🤖 AI Summary
This work investigates the applicability of Families of DFAs (FDFAs) in probabilistic model checking and proposes more compact representations for ω-regular languages. For discrete-time Markov chains, it presents the first polynomial-time probabilistic model-checking algorithm based on FDFAs. The study further introduces a novel non-deterministic yet unambiguous automaton model, termed FUFA, which offers exponentially more succinct representations than both FDFAs and unambiguous Büchi automata.

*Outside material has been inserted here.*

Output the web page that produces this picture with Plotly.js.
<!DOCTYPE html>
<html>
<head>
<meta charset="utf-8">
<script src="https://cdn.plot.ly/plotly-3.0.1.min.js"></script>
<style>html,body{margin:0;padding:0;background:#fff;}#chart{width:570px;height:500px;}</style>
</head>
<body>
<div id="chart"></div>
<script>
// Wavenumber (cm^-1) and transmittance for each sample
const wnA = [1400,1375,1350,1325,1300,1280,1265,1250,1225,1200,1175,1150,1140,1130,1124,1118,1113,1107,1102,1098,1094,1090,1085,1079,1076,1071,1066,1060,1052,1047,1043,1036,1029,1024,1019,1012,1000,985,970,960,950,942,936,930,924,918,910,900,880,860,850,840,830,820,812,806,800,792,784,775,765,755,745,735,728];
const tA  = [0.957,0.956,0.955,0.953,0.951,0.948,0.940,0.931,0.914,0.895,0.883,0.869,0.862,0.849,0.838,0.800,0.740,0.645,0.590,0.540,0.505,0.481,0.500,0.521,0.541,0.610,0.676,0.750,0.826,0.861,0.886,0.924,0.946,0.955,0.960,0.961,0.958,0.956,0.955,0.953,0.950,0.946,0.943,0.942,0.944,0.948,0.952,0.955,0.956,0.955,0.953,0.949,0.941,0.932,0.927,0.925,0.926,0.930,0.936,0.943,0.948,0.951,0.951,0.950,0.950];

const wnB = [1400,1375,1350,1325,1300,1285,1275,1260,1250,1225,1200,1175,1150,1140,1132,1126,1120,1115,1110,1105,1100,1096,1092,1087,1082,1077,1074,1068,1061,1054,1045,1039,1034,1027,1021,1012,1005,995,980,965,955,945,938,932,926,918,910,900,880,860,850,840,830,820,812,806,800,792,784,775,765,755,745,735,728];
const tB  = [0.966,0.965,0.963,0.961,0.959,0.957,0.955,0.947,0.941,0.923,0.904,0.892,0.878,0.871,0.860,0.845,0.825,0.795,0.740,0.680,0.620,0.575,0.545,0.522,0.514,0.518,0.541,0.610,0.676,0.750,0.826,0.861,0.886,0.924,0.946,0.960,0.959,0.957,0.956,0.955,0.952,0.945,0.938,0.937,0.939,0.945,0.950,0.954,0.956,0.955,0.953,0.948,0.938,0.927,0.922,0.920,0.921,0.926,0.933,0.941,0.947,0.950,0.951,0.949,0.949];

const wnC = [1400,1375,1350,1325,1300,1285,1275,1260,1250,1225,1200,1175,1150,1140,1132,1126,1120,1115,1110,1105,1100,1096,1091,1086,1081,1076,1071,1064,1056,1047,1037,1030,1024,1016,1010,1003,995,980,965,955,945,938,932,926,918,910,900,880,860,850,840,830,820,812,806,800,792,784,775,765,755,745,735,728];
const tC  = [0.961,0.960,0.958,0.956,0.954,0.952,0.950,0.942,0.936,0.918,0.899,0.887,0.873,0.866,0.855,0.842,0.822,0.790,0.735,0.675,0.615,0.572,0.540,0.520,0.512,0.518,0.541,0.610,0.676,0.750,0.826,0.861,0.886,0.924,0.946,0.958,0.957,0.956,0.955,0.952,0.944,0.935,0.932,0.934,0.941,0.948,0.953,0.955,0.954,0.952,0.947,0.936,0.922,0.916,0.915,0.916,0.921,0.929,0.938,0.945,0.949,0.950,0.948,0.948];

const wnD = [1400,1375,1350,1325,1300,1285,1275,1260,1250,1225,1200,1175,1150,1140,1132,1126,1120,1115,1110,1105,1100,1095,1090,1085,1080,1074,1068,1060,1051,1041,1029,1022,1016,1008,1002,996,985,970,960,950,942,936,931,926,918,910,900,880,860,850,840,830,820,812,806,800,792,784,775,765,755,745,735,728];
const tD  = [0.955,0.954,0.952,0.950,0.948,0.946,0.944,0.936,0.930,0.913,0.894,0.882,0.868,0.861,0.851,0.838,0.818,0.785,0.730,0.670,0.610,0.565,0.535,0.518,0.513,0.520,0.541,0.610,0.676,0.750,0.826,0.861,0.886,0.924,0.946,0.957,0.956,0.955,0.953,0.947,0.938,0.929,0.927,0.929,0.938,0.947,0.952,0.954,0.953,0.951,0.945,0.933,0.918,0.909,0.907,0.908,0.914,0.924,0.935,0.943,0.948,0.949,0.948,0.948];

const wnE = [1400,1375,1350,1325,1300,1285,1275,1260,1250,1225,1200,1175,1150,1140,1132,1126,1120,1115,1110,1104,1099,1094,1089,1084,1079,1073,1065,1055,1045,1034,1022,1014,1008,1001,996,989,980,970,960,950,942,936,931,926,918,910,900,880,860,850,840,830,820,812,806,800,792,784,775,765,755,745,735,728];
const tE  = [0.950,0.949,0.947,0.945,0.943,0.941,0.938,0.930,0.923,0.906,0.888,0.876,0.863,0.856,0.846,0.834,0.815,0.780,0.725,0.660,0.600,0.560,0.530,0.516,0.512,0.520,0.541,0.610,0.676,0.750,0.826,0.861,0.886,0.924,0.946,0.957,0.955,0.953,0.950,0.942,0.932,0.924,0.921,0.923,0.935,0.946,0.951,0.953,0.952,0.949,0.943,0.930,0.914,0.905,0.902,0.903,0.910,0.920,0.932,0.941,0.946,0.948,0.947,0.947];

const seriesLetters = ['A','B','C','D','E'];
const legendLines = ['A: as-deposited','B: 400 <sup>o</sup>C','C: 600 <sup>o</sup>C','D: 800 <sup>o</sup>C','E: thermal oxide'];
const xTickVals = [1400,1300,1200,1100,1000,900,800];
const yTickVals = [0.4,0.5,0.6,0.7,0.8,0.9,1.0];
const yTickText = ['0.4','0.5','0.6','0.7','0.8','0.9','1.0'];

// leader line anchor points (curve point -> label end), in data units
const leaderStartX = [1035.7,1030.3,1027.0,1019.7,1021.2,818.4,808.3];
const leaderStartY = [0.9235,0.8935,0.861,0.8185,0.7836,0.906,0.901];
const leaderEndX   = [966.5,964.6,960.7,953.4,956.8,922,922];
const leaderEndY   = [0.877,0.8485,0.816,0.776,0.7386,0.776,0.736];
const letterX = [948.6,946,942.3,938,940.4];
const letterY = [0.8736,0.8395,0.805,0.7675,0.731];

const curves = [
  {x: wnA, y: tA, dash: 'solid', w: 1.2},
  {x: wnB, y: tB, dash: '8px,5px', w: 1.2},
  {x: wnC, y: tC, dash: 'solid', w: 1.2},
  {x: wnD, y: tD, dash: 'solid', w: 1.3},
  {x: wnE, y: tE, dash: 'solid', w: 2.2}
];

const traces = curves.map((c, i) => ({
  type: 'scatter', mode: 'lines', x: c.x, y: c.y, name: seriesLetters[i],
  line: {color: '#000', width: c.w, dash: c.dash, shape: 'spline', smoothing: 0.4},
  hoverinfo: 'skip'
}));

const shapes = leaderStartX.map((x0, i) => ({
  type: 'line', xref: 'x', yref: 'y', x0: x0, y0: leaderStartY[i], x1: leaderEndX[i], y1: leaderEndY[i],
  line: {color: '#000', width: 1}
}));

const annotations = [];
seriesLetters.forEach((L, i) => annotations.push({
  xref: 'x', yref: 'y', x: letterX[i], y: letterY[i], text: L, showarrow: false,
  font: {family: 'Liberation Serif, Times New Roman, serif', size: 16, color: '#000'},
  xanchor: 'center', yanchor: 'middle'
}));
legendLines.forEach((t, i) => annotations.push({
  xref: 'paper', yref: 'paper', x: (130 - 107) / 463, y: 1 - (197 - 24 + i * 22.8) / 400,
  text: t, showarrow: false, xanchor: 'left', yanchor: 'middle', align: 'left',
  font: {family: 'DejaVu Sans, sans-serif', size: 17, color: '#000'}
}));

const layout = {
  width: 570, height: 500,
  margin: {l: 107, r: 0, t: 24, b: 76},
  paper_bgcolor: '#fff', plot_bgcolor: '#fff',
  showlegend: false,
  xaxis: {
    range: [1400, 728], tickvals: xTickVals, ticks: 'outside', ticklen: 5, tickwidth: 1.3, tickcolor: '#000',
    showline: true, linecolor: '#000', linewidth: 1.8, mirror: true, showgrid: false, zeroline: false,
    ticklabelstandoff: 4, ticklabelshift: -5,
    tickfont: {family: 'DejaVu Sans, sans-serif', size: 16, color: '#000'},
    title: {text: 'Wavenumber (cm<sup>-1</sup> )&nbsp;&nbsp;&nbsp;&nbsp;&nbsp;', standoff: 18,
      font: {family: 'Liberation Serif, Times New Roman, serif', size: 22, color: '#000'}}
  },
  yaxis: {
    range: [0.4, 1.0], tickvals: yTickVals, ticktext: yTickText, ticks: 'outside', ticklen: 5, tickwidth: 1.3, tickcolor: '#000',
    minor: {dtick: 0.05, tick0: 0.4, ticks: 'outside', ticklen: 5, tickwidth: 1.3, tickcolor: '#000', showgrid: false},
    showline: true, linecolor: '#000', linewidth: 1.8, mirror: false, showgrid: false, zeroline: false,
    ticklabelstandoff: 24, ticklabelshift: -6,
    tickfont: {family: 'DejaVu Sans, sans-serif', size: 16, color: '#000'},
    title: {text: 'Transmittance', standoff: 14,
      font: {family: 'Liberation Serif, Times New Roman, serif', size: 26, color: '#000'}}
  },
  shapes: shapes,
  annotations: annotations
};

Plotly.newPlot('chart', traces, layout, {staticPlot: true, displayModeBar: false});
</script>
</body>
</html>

Key contributions include a single-exponential translation from LTL to FUFA—significantly improving upon the known double-exponential lower bound for LTL-to-FDFA translations—and enabling efficient probabilistic verification for specifications given as FDFAs or certain classes of FUFAs.
📝 Abstract
Families of deterministic finite automata (FDFA) have been introduced as a concise automaton model that characterizes $ω$-regular languages by processing their ultimately periodic words. FDFA are known to enjoy many good properties and can be exponentially more succinct than deterministic $ω$-automata with Rabin, Streett or parity acceptance. This paper addresses two main questions: (1) Are FDFA suitable for probabilistic model checking purposes? and (2) Is it possible to obtain an even more compact representation of $ω$-regular languages by allowing the components of an FDFA to be unambiguous instead of deterministic? Question (1) is answered in the affirmative by presenting the first polynomial-time algorithm for computing the probability that a discrete-time Markov chain satisfies an $ω$-regular property represented as an FDFA. Question (2) is motivated by the fact that unambiguous finite automata may require exponentially fewer states than deterministic ones. This paper introduces a model of families of unambiguous finite automata (FUFA) that captures the class of $ω$-regular languages. FUFA can be exponentially more succinct than both FDFA and unambiguous Büchi automata, and there is a single-exponential translation from linear temporal logic (LTL) to FUFA. This stands in contrast to a double-exponential lower bound for the translation from LTL to FDFA. Moreover, the polynomial-time probabilistic model checking algorithm for discrete-time Markov chains against FDFA-specifications is extended to the case where the property is represented by an FUFA with a deterministic leading automaton.